The book was being exhibited in a locked cabinet at the International Book Fair in Bogota.
The fair, which closes on May 4, is dedicated to Colombian author Gabriel Garcia Marquez, who died last year at the age of 87.
The book is estimated to be worth $60,000 but its owner says for him its value is immeasurable.
It disappeared on Saturday afternoon from a locked cabinet at the Corferias exhibition centre in Bogota where it was being exhibited as part of the book fair.
The fair, one of the most important in Latin America, had at its theme Macondo, the fictional Colombian town where One Hundred Years of Solitude is set.
Gabriel Garcia Marquez, who won the Nobel Prize for Literature in 1982, was Colombia’s most famous and critically acclaimed author.
Following his death in Mexico in April 2014, first editions of his novels have risen in value.
Alvaro Castillo, who trades in rare books, said he purchased the 1967 first edition of One Hundred Years of Solitude in a bookshop in the Uruguayan capital, Montevideo, in 2006.
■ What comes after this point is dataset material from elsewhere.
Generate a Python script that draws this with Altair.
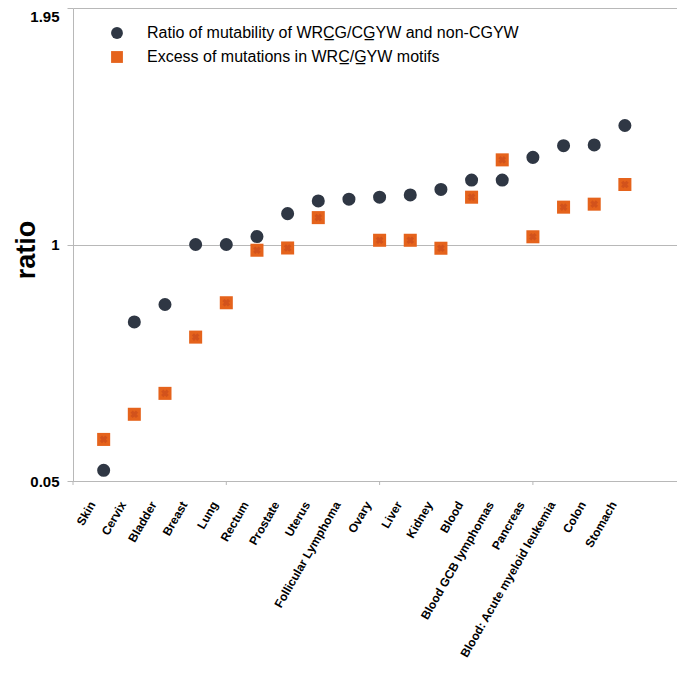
import altair as alt
import pandas as pd

cancers = ["Skin", "Cervix", "Bladder", "Breast", "Lung", "Rectum", "Prostate",
           "Uterus", "Follicular Lymphoma", "Ovary", "Liver", "Kidney", "Blood",
           "Blood GCB lymphomas", "Pancreas", "Blood: Acute myeloid leukemia",
           "Colon", "Stomach"]
ratio_mutability = [0.093, 0.689, 0.759, 1.000, 1.000, 1.032, 1.124, 1.175, 1.182,
                    1.190, 1.199, 1.221, 1.259, 1.259, 1.350, 1.397, 1.400, 1.478]
excess_mutations = [0.217, 0.318, 0.402, 0.628, 0.766, 0.977, 0.986, 1.108, None,
                    1.017, 1.017, 0.985, 1.190, 1.340, 1.031, 1.150, 1.162, 1.241]
y_ticks = [0.05, 1, 1.95]
x_ticks = [0, 5, 10, 15]

S1 = "Ratio of mutability of WRC\u0332G/CG\u0332YW and non-CGYW"
S2 = "Excess of mutations in WRC\u0332/G\u0332YW motifs"
DARK = "#2f3744"
ORANGE = "#e5631c"
AXIS_GREY = "#b8b8b8"

rows = []
for i, name in enumerate(cancers):
    rows.append({"pos": i + 1, "cancer": name, "series": S1, "value": ratio_mutability[i]})
    if excess_mutations[i] is not None:
        rows.append({"pos": i + 1, "cancer": name, "series": S2, "value": excess_mutations[i]})
df = pd.DataFrame(rows)
lab_df = pd.DataFrame({"pos": list(range(1, len(cancers) + 1)), "cancer": cancers})

W, H = 604, 473

x_enc = alt.X("pos:Q",
              scale=alt.Scale(domain=[0, 19.7], nice=False, zero=False),
              axis=alt.Axis(values=x_ticks, labels=False, ticks=False, grid=False,
                            domainColor=AXIS_GREY, title=None))
y_enc = alt.Y("value:Q",
              scale=alt.Scale(domain=[0.05, 1.95], nice=False, zero=False),
              axis=alt.Axis(values=y_ticks,
                            labelExpr="datum.value == 1 ? '1' : format(datum.value, '.2f')",
                            labelOffset={"condition": {"test": "datum.value > 1.9", "value": 8}, "value": 0},
                            grid=True, gridColor=AXIS_GREY, domainColor=AXIS_GREY,
                            tickColor=AXIS_GREY, tickSize=6,
                            labelFontWeight="bold", labelFontSize=15,
                            labelColor="black", labelPadding=8,
                            title="ratio", titleFontSize=27, titleFontWeight="bold",
                            titleColor="black", titleX=-47, titleY=H / 2 + 5,
                            titleAngle=270, titleAlign="center", titleBaseline="middle"))

legend = alt.Legend(title=None, orient="none", legendX=36, legendY=17,
                    labelFontSize=16, labelColor="black", labelLimit=0,
                    symbolSize=140, rowPadding=8, labelOffset=22, padding=0)

points = alt.Chart(df).mark_point(filled=True, opacity=1, size=170).encode(
    x=x_enc,
    y=y_enc,
    color=alt.Color("series:N",
                    scale=alt.Scale(domain=[S1, S2], range=[DARK, ORANGE]),
                    legend=legend),
    shape=alt.Shape("series:N",
                    scale=alt.Scale(domain=[S1, S2], range=["circle", "square"]),
                    legend=legend),
)

crosses = alt.Chart(df[df["series"] == S2]).mark_point(
    shape="cross", angle=45, filled=True, size=60, color="#c4481c", opacity=0.6
).encode(x=alt.X("pos:Q"), y=alt.Y("value:Q"))

tick_df = pd.DataFrame({"t": x_ticks})
xticks = alt.Chart(tick_df).mark_rule(color=AXIS_GREY, strokeWidth=1).encode(
    x=alt.X("t:Q"), y=alt.value(H), y2=alt.value(H + 4))

labels = alt.Chart(lab_df).mark_text(
    angle=300, align="right", baseline="middle", fontSize=12, fontWeight="bold",
    color="black", dx=0, dy=-13
).encode(x=alt.X("pos:Q"), y=alt.value(H + 28), text="cancer:N")

chart = alt.layer(xticks, points, crosses, labels).properties(
    width=W, height=H,
    autosize=alt.AutoSizeParams(type="none"),
    padding={"left": 65, "top": 0, "right": 0, "bottom": 185},
).configure(font="Liberation Sans").configure_view(stroke=None)

chart.save("out.html", embed_options={"renderer": "svg", "actions": False})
Gabriel Garcia Marquez later signed the copy and dedicated it to Alvaro Castillo with the words: “To Alvaro Castillo, the old-book seller, as yesterday and forever, your friend, Gabo.”
Alvaro Castillo would not say how much he paid for the copy or how much more it would be worth with the dedication, but stressed that to him it was priceless.
Police are reviewing video footage from the exhibition centre in the hope of discovering who may be behind the theft.